Однако до коллективизации на территории Западной Сибири в украинских селах были школы, преподавание в которых велось на украинском языке. В 1976 г. было зарегистрировано 3,7% украинцев, получивших начальное образование и 0,6% - среднее образование на украинском языке. По данным экспедиции 1987 г. 2,8%) опрошенных отметили, что получили начальное образование на украинском языке и 0,4% лиц, получивших среднее образование на родном языке. Все украинцы, учившиеся в национальных школах - люди старшего поколения в возрасте 50-59 лет и 60 и более лет.
Постоянное общение с представителями русской национальности, численное преобладание последних, потребности производства, хозяйственного и культурного развития способствовали сложению ярко выраженной тенденции - постоянного развития национально-русского двуязычия. Развитие идет по линии все большего овладения украинцами русским языком как языком межнационального общения, расширяющего культурные возможности [Калашников, Первых, Проваторова, 1981, с. 83]. С другой стороны, нельзя не отметить тенденцию к увеличению с 1976 по 1987 гг. доли лиц, стремящихся к свободному владению национальным языком. Это объясняется их субъективной оценкой украинского языка и процессами, инициированными «перестройкой», а в последующем и изменением политической и экономической системы.

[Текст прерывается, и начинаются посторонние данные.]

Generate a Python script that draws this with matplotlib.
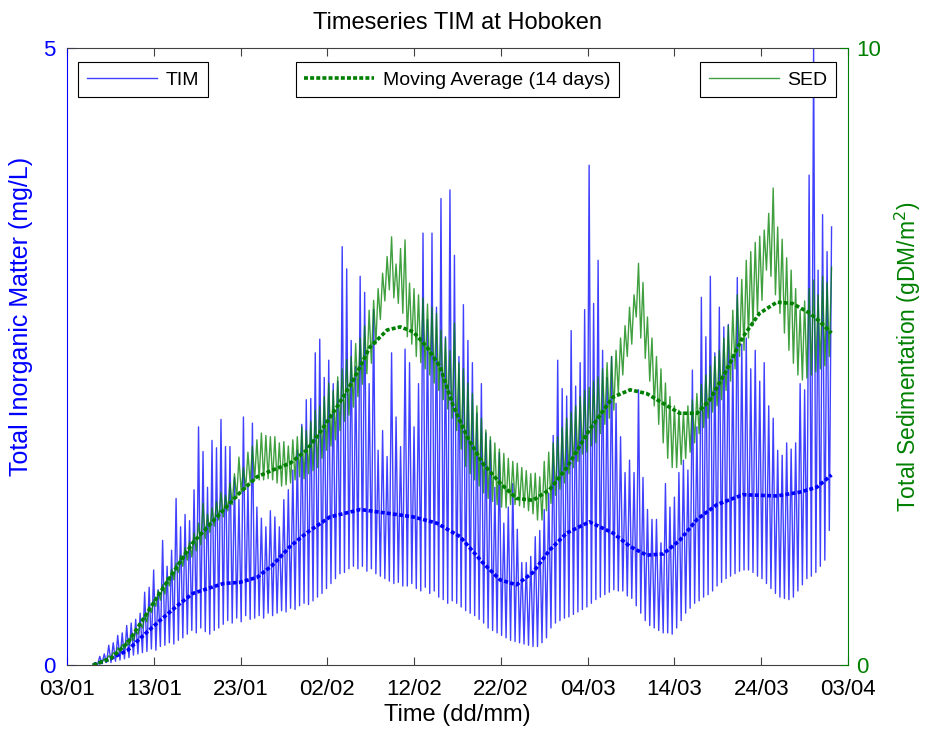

Что же касается речевого поведения, то согласно данным нашего исследования, масштабы использования языков в анализируемых сферах неодинаковы. На функционирование языков, а также на язык чтения решающее воздействие оказывает характер этнической среды. В целом украинское население довольно широко пользуется в семейно-бытовой сфере языком своей национальности. При использовании русского и украинского языков в семьях можно наблюдать своеобразное межпоколенное разделение функций: со старшими членами семьи 59,3% среднего поколения говорят на украинском языке, а со своими детьми только 42,2% опрошенных говорят на украинском языке.
Согласно данным исследованиям, в иноэтнической среде сфера применения национального языка сужается, ограничивается семейно-бытовым общением, хотя и здесь постепенно вытесняется русским языком. Материалы 1987 г. показывают, что на момент опроса четко определилась тенденция глубокого проникновения русского языка в различные сферы речевого общения. В настоящее время он становится доминирующим даже в семейно-бытовой сфере (где, как известно, национальный язык обычно сохраняет прочные позиции), так как знание русского языка в данных условиях служит важнейшим фактором успешной социальной адаптации.
Производственная сфера определяет языковое поведение наиболее широких масс. В трудовой сфере не только многообразны коммуникативные связи, но и сами виды деятельности стимулируют обращение к языку межнационального общения [Арутюнян, Гришаев, Губогло и др., 1986, с. 336].
Использование языка своей национальности (в нашем случае украинского) в производственной сфере значительно ниже, чем в семейно-бытовой. Это следствие увеличения доли русского языка - важнейшего средства межнационального общения, особенно в национально-смешанных трудовых коллективах. (Таблица 5, 6) При сравнении результатов опросов 1976 и 1987 годов заметно, что доля национального языка в общении на работе значительно снизилась за прошедшее время (с 55,6% до 25,9%). Это свидетельствует об устойчивой тенденции возрастания роли русского языка в речевом поведении людей украинской национальности особенно в сфере производства, где чаще всего каждый человек вступает в контакт с лицами другой национальности. Роль русского языка в данной иноэтничной среде возрастает при общении с друзьями и соседями, соответственно доля украинского языка падает. Так, в 1976 г. 65,3% опрошенных говорили с друзьями и соседями на украинском языке, а в 1987 г. на родном языке с друзьями и соседями разговаривало 42,6%) украинцев.
Русский язык активно используется и в сфере духовной культуры. При выборе языка чтения определяющее значение имеет характер этнической среды, а также и внеэтнические факторы, например, предложение и спрос печатной продукции. Для сельских районов характерно почти полное отсутствие литературы на украинском языке. 92,6%) опрошенных читают газеты и журналы на русском языке и лишь 10,5% - на украинском. Исключительно на русском языке читается учебная, общественно-политическая и научно-техническая литература. 2,2% опрошенных читают художественную литературу на украинском языке.
Языковые предпочтения. По данным опроса 1976 г. 70,5% украинцев назвали родным языком украинский, а 29,5% - русский. К моменту опроса 1987 года этноязыковая ситуация изменилась следующим образом: украинский язык родным назвали 52,4% респондентов, а русский 47,6% опрошенных. Эти данные позволяют утверждать, что национальный язык не всегда выступает в качестве родного, в тех случаях, когда этническая группа находится в иноэтническом окружении. Тот факт, что среди украинцев большой процент лиц, назвавших родным русский язык, можно объяснить не только сравнительной легкостью преодоления ими языкового барьера и генетической близостью украинского и русского языков, но и тем, что они иногда причисляют себя к более широкой этнической общности - восточнославянской. Это особенно отчетливо проявляется в том случае, если украинцы находятся в иноэтнической среде [Захарова, 1985].